Exercise instructions: Output the lines from the top of the entries below to the line with "im.set_clip_path(patch)", both included, exactly and without pictures.

Code that draws figures:
§

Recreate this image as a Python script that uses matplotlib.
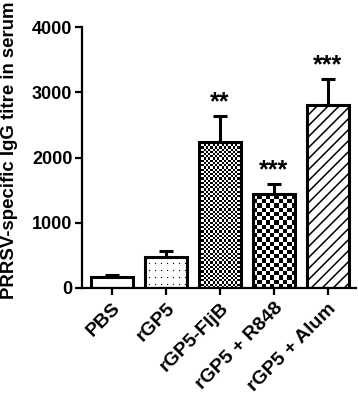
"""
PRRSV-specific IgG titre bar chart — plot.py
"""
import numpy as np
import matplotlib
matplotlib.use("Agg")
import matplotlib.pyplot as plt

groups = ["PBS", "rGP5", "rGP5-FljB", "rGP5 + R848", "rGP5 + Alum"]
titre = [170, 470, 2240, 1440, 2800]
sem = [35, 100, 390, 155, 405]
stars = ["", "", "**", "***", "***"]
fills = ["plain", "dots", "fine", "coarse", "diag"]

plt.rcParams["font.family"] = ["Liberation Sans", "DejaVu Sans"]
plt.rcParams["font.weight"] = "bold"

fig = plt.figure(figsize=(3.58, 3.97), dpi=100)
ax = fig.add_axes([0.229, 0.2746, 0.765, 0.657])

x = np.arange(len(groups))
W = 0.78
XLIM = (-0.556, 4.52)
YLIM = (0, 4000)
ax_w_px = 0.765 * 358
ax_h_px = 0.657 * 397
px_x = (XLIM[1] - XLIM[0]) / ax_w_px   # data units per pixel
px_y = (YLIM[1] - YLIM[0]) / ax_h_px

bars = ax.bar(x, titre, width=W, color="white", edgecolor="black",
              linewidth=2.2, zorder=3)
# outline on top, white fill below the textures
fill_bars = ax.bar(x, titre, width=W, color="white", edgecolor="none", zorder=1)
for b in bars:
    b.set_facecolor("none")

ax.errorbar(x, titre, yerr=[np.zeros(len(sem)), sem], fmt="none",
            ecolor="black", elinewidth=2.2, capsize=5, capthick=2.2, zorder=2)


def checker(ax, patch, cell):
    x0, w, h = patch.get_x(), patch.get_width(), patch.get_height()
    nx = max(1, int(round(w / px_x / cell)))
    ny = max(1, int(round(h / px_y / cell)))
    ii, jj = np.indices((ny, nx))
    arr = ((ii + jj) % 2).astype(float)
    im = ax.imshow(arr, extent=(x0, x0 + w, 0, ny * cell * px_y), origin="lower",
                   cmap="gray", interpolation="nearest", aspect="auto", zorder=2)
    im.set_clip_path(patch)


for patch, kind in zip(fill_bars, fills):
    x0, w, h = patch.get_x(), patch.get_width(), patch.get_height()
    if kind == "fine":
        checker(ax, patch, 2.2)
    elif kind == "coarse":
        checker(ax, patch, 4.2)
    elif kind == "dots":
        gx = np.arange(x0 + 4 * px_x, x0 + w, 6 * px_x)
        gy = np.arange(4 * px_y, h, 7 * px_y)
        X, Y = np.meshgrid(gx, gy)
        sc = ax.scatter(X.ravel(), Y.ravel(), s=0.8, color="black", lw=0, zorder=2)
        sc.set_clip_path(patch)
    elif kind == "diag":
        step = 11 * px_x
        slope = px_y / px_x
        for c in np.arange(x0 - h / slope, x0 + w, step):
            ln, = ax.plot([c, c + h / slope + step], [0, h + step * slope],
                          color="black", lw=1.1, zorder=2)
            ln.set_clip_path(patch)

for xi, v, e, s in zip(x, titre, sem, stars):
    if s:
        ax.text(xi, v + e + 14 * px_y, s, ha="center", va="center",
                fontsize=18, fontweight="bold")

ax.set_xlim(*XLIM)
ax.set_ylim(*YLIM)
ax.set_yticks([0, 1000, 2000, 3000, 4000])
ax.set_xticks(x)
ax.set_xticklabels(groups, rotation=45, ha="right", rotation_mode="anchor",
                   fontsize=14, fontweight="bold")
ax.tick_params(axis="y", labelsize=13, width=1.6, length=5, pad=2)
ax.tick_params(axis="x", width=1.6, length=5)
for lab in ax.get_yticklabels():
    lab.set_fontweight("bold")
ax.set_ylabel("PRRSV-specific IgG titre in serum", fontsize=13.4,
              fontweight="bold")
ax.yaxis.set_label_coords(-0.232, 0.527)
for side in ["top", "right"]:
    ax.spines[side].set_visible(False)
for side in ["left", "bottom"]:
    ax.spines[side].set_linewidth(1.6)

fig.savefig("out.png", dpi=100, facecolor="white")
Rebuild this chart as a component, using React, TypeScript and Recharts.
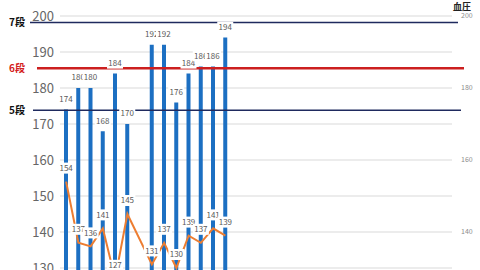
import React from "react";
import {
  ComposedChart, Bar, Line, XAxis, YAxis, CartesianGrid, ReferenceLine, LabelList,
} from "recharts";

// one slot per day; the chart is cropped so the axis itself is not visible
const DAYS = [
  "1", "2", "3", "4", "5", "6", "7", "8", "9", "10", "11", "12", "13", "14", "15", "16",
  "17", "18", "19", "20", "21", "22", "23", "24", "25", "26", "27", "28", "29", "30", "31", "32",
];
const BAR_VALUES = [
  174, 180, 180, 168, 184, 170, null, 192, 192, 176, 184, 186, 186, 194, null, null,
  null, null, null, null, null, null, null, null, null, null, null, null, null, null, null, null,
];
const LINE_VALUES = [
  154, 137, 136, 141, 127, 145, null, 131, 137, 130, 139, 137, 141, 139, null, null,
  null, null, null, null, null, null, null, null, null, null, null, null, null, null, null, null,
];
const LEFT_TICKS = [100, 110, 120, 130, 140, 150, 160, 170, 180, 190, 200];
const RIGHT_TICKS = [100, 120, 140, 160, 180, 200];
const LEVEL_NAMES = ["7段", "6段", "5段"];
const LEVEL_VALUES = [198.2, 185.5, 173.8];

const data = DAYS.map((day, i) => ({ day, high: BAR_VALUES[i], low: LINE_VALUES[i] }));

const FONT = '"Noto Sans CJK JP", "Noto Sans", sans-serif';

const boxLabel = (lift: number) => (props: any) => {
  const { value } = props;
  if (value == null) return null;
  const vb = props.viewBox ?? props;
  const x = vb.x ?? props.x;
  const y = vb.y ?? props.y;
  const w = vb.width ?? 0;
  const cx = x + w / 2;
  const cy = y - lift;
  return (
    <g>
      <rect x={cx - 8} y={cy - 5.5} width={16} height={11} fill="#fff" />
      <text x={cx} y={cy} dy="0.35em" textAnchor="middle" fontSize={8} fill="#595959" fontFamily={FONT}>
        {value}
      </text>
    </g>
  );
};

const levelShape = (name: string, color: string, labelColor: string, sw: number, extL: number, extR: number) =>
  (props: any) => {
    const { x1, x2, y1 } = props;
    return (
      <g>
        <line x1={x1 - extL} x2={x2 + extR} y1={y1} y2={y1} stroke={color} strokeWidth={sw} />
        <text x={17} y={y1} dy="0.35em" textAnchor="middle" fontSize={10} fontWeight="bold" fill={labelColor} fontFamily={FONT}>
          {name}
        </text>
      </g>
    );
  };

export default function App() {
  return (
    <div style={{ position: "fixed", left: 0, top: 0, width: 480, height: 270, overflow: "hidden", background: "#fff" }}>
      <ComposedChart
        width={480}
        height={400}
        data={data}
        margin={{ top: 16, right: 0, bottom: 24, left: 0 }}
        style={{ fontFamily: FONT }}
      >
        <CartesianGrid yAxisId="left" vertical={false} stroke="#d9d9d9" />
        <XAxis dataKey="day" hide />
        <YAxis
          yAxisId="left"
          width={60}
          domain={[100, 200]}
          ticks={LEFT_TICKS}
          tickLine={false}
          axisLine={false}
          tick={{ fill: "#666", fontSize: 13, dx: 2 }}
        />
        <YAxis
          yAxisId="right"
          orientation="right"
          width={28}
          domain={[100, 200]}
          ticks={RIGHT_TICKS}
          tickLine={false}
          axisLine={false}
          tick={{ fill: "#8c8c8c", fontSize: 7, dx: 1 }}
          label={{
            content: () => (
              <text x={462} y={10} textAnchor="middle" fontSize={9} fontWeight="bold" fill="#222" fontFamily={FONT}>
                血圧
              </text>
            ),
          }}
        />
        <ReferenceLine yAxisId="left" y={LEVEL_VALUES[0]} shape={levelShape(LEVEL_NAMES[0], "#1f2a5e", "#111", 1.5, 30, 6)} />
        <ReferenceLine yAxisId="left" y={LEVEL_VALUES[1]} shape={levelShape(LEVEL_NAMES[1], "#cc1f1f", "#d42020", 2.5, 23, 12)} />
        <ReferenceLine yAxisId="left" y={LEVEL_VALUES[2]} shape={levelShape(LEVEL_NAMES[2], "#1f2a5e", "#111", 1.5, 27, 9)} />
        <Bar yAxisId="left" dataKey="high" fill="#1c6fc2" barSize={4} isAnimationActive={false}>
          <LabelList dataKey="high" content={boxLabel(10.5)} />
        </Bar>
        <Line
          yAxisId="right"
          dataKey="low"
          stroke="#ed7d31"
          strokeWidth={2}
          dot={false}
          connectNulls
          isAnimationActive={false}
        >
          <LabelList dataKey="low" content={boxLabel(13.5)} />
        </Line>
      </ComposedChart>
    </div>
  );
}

§

Worked answer:
Recreate this image as a Python script that uses matplotlib.
"""
PRRSV-specific IgG titre bar chart — plot.py
"""
import numpy as np
import matplotlib
matplotlib.use("Agg")
import matplotlib.pyplot as plt

groups = ["PBS", "rGP5", "rGP5-FljB", "rGP5 + R848", "rGP5 + Alum"]
titre = [170, 470, 2240, 1440, 2800]
sem = [35, 100, 390, 155, 405]
stars = ["", "", "**", "***", "***"]
fills = ["plain", "dots", "fine", "coarse", "diag"]

plt.rcParams["font.family"] = ["Liberation Sans", "DejaVu Sans"]
plt.rcParams["font.weight"] = "bold"

fig = plt.figure(figsize=(3.58, 3.97), dpi=100)
ax = fig.add_axes([0.229, 0.2746, 0.765, 0.657])

x = np.arange(len(groups))
W = 0.78
XLIM = (-0.556, 4.52)
YLIM = (0, 4000)
ax_w_px = 0.765 * 358
ax_h_px = 0.657 * 397
px_x = (XLIM[1] - XLIM[0]) / ax_w_px   # data units per pixel
px_y = (YLIM[1] - YLIM[0]) / ax_h_px

bars = ax.bar(x, titre, width=W, color="white", edgecolor="black",
              linewidth=2.2, zorder=3)
# outline on top, white fill below the textures
fill_bars = ax.bar(x, titre, width=W, color="white", edgecolor="none", zorder=1)
for b in bars:
    b.set_facecolor("none")

ax.errorbar(x, titre, yerr=[np.zeros(len(sem)), sem], fmt="none",
            ecolor="black", elinewidth=2.2, capsize=5, capthick=2.2, zorder=2)


def checker(ax, patch, cell):
    x0, w, h = patch.get_x(), patch.get_width(), patch.get_height()
    nx = max(1, int(round(w / px_x / cell)))
    ny = max(1, int(round(h / px_y / cell)))
    ii, jj = np.indices((ny, nx))
    arr = ((ii + jj) % 2).astype(float)
    im = ax.imshow(arr, extent=(x0, x0 + w, 0, ny * cell * px_y), origin="lower",
                   cmap="gray", interpolation="nearest", aspect="auto", zorder=2)
    im.set_clip_path(patch)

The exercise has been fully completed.